### Goal
Leave out the pictures and restate the rest of the data exactly.

### Material
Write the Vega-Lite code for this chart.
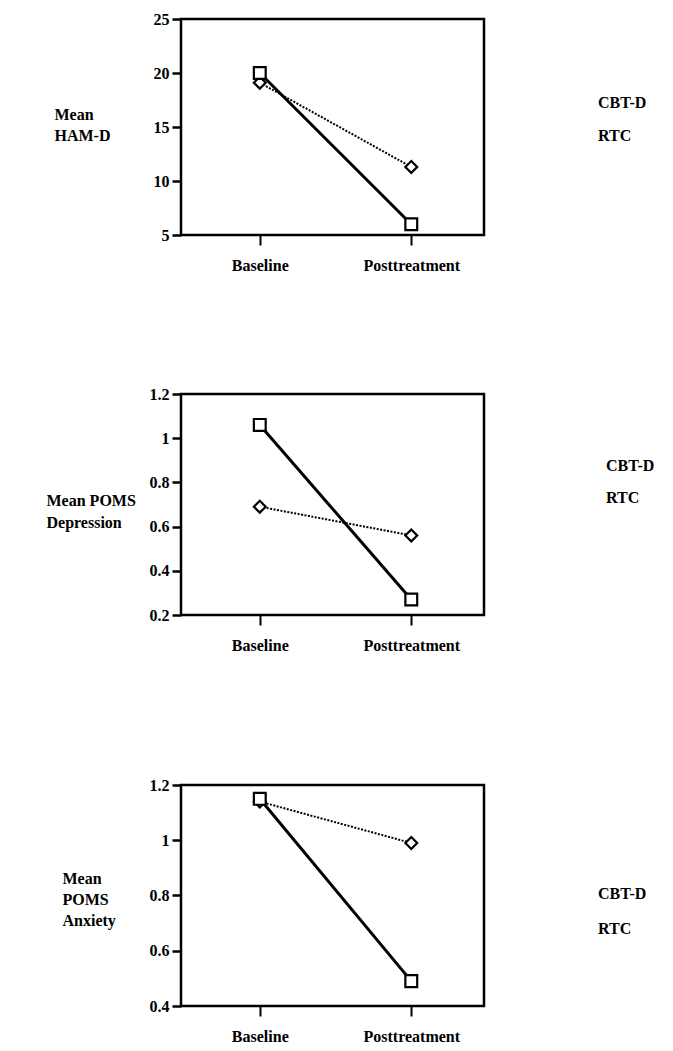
{
  "$schema": "https://vega.github.io/schema/vega-lite/v6.json",
  "background": "white",
  "padding": {"top": 9, "left": 44, "right": 5, "bottom": 5},
  "config": {
    "view": {"stroke": "black", "strokeWidth": 2.5},
    "font": "Liberation Serif",
    "axis": {"domain": false, "grid": false, "tickColor": "black", "labelColor": "black", "labelFont": "Liberation Serif", "labelFontWeight": "bold", "labelFontSize": 16, "titleFont": "Liberation Serif", "titleFontWeight": "bold", "titleFontSize": 16, "titleColor": "black"},
    "legend": {"labelFont": "Liberation Serif", "labelFontWeight": "bold", "labelFontSize": 16, "labelColor": "black", "padding": 0, "symbolStrokeWidth": 2.2, "symbolStrokeColor": "black", "symbolFillColor": "white"}
  },
  "datasets": {
    "hamd": [
      {"series": "RTC", "time": "Baseline", "value": 19.1},
      {"series": "RTC", "time": "Posttreatment", "value": 11.3},
      {"series": "CBT-D", "time": "Baseline", "value": 20.0},
      {"series": "CBT-D", "time": "Posttreatment", "value": 6.0}
    ],
    "pomsd": [
      {"series": "RTC", "time": "Baseline", "value": 0.69},
      {"series": "RTC", "time": "Posttreatment", "value": 0.56},
      {"series": "CBT-D", "time": "Baseline", "value": 1.06},
      {"series": "CBT-D", "time": "Posttreatment", "value": 0.27}
    ],
    "pomsa": [
      {"series": "RTC", "time": "Baseline", "value": 1.14},
      {"series": "RTC", "time": "Posttreatment", "value": 0.99},
      {"series": "CBT-D", "time": "Baseline", "value": 1.15},
      {"series": "CBT-D", "time": "Posttreatment", "value": 0.49}
    ]
  },
  "resolve": {"scale": {"x": "independent", "y": "independent", "shape": "independent"}, "legend": {"shape": "independent"}},
  "spacing": 109,
  "vconcat": [
    {
      "width": 303, "height": 216,
      "data": {"name": "hamd"},
      "encoding": {
        "x": {"field": "time", "type": "nominal", "sort": ["Baseline", "Posttreatment"], "scale": {"type": "point", "padding": 0.5, "align": 0.52}, "axis": {"title": null, "labelAngle": 0, "tickSize": 10, "tickWidth": 2, "labelPadding": 12}},
        "y": {"field": "value", "type": "quantitative", "scale": {"domain": [5, 25], "nice": false, "zero": false}, "axis": {"values": [5, 10, 15, 20, 25], "tickSize": 9, "tickWidth": 2.5, "labelPadding": 3, "title": ["Mean", "HAM-D"], "titleAngle": 0, "titleAlign": "left", "titleBaseline": "middle", "titleLineHeight": 21, "titleX": -127, "titleY": 95}}
      },
      "layer": [
        {"transform": [{"filter": "datum.series === 'RTC'"}], "mark": {"type": "line", "color": "black", "strokeWidth": 2, "strokeDash": [2, 1.5]}},
        {"transform": [{"filter": "datum.series === 'CBT-D'"}], "mark": {"type": "line", "color": "black", "strokeWidth": 3}},
        {
          "mark": {"type": "point", "filled": true, "fill": "white", "stroke": "black", "strokeWidth": 2.2, "opacity": 1, "size": 140},
          "encoding": {
            "shape": {"field": "series", "type": "nominal", "scale": {"domain": ["CBT-D", "RTC"], "range": ["square", "diamond"]},
              "legend": {"title": null, "orient": "none", "legendX": 351, "legendY": 74, "symbolSize": 306, "labelOffset": 46, "rowPadding": 4.5}}
          }
        }
      ]
    },
    {
      "resolve": {"scale": {"x": "independent", "y": "independent", "shape": "independent"}, "legend": {"shape": "independent"}},
      "bounds": "flush",
      "spacing": 170,
      "vconcat": [
        {
          "width": 303, "height": 221,
          "data": {"name": "pomsd"},
          "encoding": {
            "x": {"field": "time", "type": "nominal", "sort": ["Baseline", "Posttreatment"], "scale": {"type": "point", "padding": 0.5, "align": 0.52}, "axis": {"title": null, "labelAngle": 0, "tickSize": 10, "tickWidth": 2, "labelPadding": 12}},
            "y": {"field": "value", "type": "quantitative", "scale": {"domain": [0.2, 1.2], "nice": false, "zero": false}, "axis": {"values": [0.2, 0.4, 0.6, 0.8, 1, 1.2], "format": "~g", "tickSize": 9, "tickWidth": 2.5, "labelPadding": 3, "title": ["Mean POMS", "Depression"], "titleAngle": 0, "titleAlign": "left", "titleBaseline": "middle", "titleLineHeight": 22, "titleX": -135, "titleY": 106}}
          },
          "layer": [
            {"transform": [{"filter": "datum.series === 'RTC'"}], "mark": {"type": "line", "color": "black", "strokeWidth": 2, "strokeDash": [2, 1.5]}},
            {"transform": [{"filter": "datum.series === 'CBT-D'"}], "mark": {"type": "line", "color": "black", "strokeWidth": 3}},
            {
              "mark": {"type": "point", "filled": true, "fill": "white", "stroke": "black", "strokeWidth": 2.2, "opacity": 1, "size": 140},
              "encoding": {
                "shape": {"field": "series", "type": "nominal", "scale": {"domain": ["CBT-D", "RTC"], "range": ["square", "diamond"]},
                  "legend": {"title": null, "orient": "none", "legendX": 359, "legendY": 62, "symbolSize": 306, "labelOffset": 46, "rowPadding": 3.5}}
              }
            }
          ]
        },
        {
          "width": 303, "height": 221,
          "data": {"name": "pomsa"},
          "encoding": {
            "x": {"field": "time", "type": "nominal", "sort": ["Baseline", "Posttreatment"], "scale": {"type": "point", "padding": 0.5, "align": 0.52}, "axis": {"title": null, "labelAngle": 0, "tickSize": 10, "tickWidth": 2, "labelPadding": 12}},
            "y": {"field": "value", "type": "quantitative", "scale": {"domain": [0.4, 1.2], "nice": false, "zero": false}, "axis": {"values": [0.4, 0.6, 0.8, 1, 1.2], "format": "~g", "tickSize": 9, "tickWidth": 2.5, "labelPadding": 3, "title": ["Mean", "POMS", "Anxiety"], "titleAngle": 0, "titleAlign": "left", "titleBaseline": "middle", "titleLineHeight": 21, "titleX": -119, "titleY": 93}}
          },
          "layer": [
            {"transform": [{"filter": "datum.series === 'RTC'"}], "mark": {"type": "line", "color": "black", "strokeWidth": 2, "strokeDash": [2, 1.5]}},
            {"transform": [{"filter": "datum.series === 'CBT-D'"}], "mark": {"type": "line", "color": "black", "strokeWidth": 3}},
            {
              "mark": {"type": "point", "filled": true, "fill": "white", "stroke": "black", "strokeWidth": 2.2, "opacity": 1, "size": 140},
              "encoding": {
                "shape": {"field": "series", "type": "nominal", "scale": {"domain": ["CBT-D", "RTC"], "range": ["square", "diamond"]},
                  "legend": {"title": null, "orient": "none", "legendX": 351, "legendY": 99, "symbolSize": 306, "labelOffset": 46, "rowPadding": 6.5}}
              }
            }
          ]
        }
      ]
    }
  ]
}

### Written answer
Write the Vega-Lite code for this chart.
{
  "$schema": "https://vega.github.io/schema/vega-lite/v6.json",
  "background": "white",
  "padding": {"top": 9, "left": 44, "right": 5, "bottom": 5},
  "config": {
    "view": {"stroke": "black", "strokeWidth": 2.5},
    "font": "Liberation Serif",
    "axis": {"domain": false, "grid": false, "tickColor": "black", "labelColor": "black", "labelFont": "Liberation Serif", "labelFontWeight": "bold", "labelFontSize": 16, "titleFont": "Liberation Serif", "titleFontWeight": "bold", "titleFontSize": 16, "titleColor": "black"},
    "legend": {"labelFont": "Liberation Serif", "labelFontWeight": "bold", "labelFontSize": 16, "labelColor": "black", "padding": 0, "symbolStrokeWidth": 2.2, "symbolStrokeColor": "black", "symbolFillColor": "white"}
  },
  "datasets": {
    "hamd": [
      {"series": "RTC", "time": "Baseline", "value": 19.1},
      {"series": "RTC", "time": "Posttreatment", "value": 11.3},
      {"series": "CBT-D", "time": "Baseline", "value": 20.0},
      {"series": "CBT-D", "time": "Posttreatment", "value": 6.0}
    ],
    "pomsd": [
      {"series": "RTC", "time": "Baseline", "value": 0.69},
      {"series": "RTC", "time": "Posttreatment", "value": 0.56},
      {"series": "CBT-D", "time": "Baseline", "value": 1.06},
      {"series": "CBT-D", "time": "Posttreatment", "value": 0.27}
    ],
    "pomsa": [
      {"series": "RTC", "time": "Baseline", "value": 1.14},
      {"series": "RTC", "time": "Posttreatment", "value": 0.99},
      {"series": "CBT-D", "time": "Baseline", "value": 1.15},
      {"series": "CBT-D", "time": "Posttreatment", "value": 0.49}
    ]
  },
  "resolve": {"scale": {"x": "independent", "y": "independent", "shape": "independent"}, "legend": {"shape": "independent"}},
  "spacing": 109,
  "vconcat": [
    {
      "width": 303, "height": 216,
      "data": {"name": "hamd"},
      "encoding": {
        "x": {"field": "time", "type": "nominal", "sort": ["Baseline", "Posttreatment"], "scale": {"type": "point", "padding": 0.5, "align": 0.52}, "axis": {"title": null, "labelAngle": 0, "tickSize": 10, "tickWidth": 2, "labelPadding": 12}},
        "y": {"field": "value", "type": "quantitative", "scale": {"domain": [5, 25], "nice": false, "zero": false}, "axis": {"values": [5, 10, 15, 20, 25], "tickSize": 9, "tickWidth": 2.5, "labelPadding": 3, "title": ["Mean", "HAM-D"], "titleAngle": 0, "titleAlign": "left", "titleBaseline": "middle", "titleLineHeight": 21, "titleX": -127, "titleY": 95}}
      },
      "layer": [
        {"transform": [{"filter": "datum.series === 'RTC'"}], "mark": {"type": "line", "color": "black", "strokeWidth": 2, "strokeDash": [2, 1.5]}},
        {"transform": [{"filter": "datum.series === 'CBT-D'"}], "mark": {"type": "line", "color": "black", "strokeWidth": 3}},
        {
          "mark": {"type": "point", "filled": true, "fill": "white", "stroke": "black", "strokeWidth": 2.2, "opacity": 1, "size": 140},
          "encoding": {
            "shape": {"field": "series", "type": "nominal", "scale": {"domain": ["CBT-D", "RTC"], "range": ["square", "diamond"]},
              "legend": {"title": null, "orient": "none", "legendX": 351, "legendY": 74, "symbolSize": 306, "labelOffset": 46, "rowPadding": 4.5}}
          }
        }
      ]
    },
    {
      "resolve": {"scale": {"x": "independent", "y": "independent", "shape": "independent"}, "legend": {"shape": "independent"}},
      "bounds": "flush",
      "spacing": 170,
      "vconcat": [
        {
          "width": 303, "height": 221,
          "data": {"name": "pomsd"},
          "encoding": {
            "x": {"field": "time", "type": "nominal", "sort": ["Baseline", "Posttreatment"], "scale": {"type": "point", "padding": 0.5, "align": 0.52}, "axis": {"title": null, "labelAngle": 0, "tickSize": 10, "tickWidth": 2, "labelPadding": 12}},
            "y": {"field": "value", "type": "quantitative", "scale": {"domain": [0.2, 1.2], "nice": false, "zero": false}, "axis": {"values": [0.2, 0.4, 0.6, 0.8, 1, 1.2], "format": "~g", "tickSize": 9, "tickWidth": 2.5, "labelPadding": 3, "title": ["Mean POMS", "Depression"], "titleAngle": 0, "titleAlign": "left", "titleBaseline": "middle", "titleLineHeight": 22, "titleX": -135, "titleY": 106}}
          },
          "layer": [
            {"transform": [{"filter": "datum.series === 'RTC'"}], "mark": {"type": "line", "color": "black", "strokeWidth": 2, "strokeDash": [2, 1.5]}},
            {"transform": [{"filter": "datum.series === 'CBT-D'"}], "mark": {"type": "line", "color": "black", "strokeWidth": 3}},
            {
              "mark": {"type": "point", "filled": true, "fill": "white", "stroke": "black", "strokeWidth": 2.2, "opacity": 1, "size": 140},
              "encoding": {
                "shape": {"field": "series", "type": "nominal", "scale": {"domain": ["CBT-D", "RTC"], "range": ["square", "diamond"]},
                  "legend": {"title": null, "orient": "none", "legendX": 359, "legendY": 62, "symbolSize": 306, "labelOffset": 46, "rowPadding": 3.5}}
              }
            }
          ]
        },
        {
          "width": 303, "height": 221,
          "data": {"name": "pomsa"},
          "encoding": {
            "x": {"field": "time", "type": "nominal", "sort": ["Baseline", "Posttreatment"], "scale": {"type": "point", "padding": 0.5, "align": 0.52}, "axis": {"title": null, "labelAngle": 0, "tickSize": 10, "tickWidth": 2, "labelPadding": 12}},
            "y": {"field": "value", "type": "quantitative", "scale": {"domain": [0.4, 1.2], "nice": false, "zero": false}, "axis": {"values": [0.4, 0.6, 0.8, 1, 1.2], "format": "~g", "tickSize": 9, "tickWidth": 2.5, "labelPadding": 3, "title": ["Mean", "POMS", "Anxiety"], "titleAngle": 0, "titleAlign": "left", "titleBaseline": "middle", "titleLineHeight": 21, "titleX": -119, "titleY": 93}}
          },
          "layer": [
            {"transform": [{"filter": "datum.series === 'RTC'"}], "mark": {"type": "line", "color": "black", "strokeWidth": 2, "strokeDash": [2, 1.5]}},
            {"transform": [{"filter": "datum.series === 'CBT-D'"}], "mark": {"type": "line", "color": "black", "strokeWidth": 3}},
            {
              "mark": {"type": "point", "filled": true, "fill": "white", "stroke": "black", "strokeWidth": 2.2, "opacity": 1, "size": 140},
              "encoding": {
                "shape": {"field": "series", "type": "nominal", "scale": {"domain": ["CBT-D", "RTC"], "range": ["square", "diamond"]},
                  "legend": {"title": null, "orient": "none", "legendX": 351, "legendY": 99, "symbolSize": 306, "labelOffset": 46, "rowPadding": 6.5}}
              }
            }
          ]
        }
      ]
    }
  ]
}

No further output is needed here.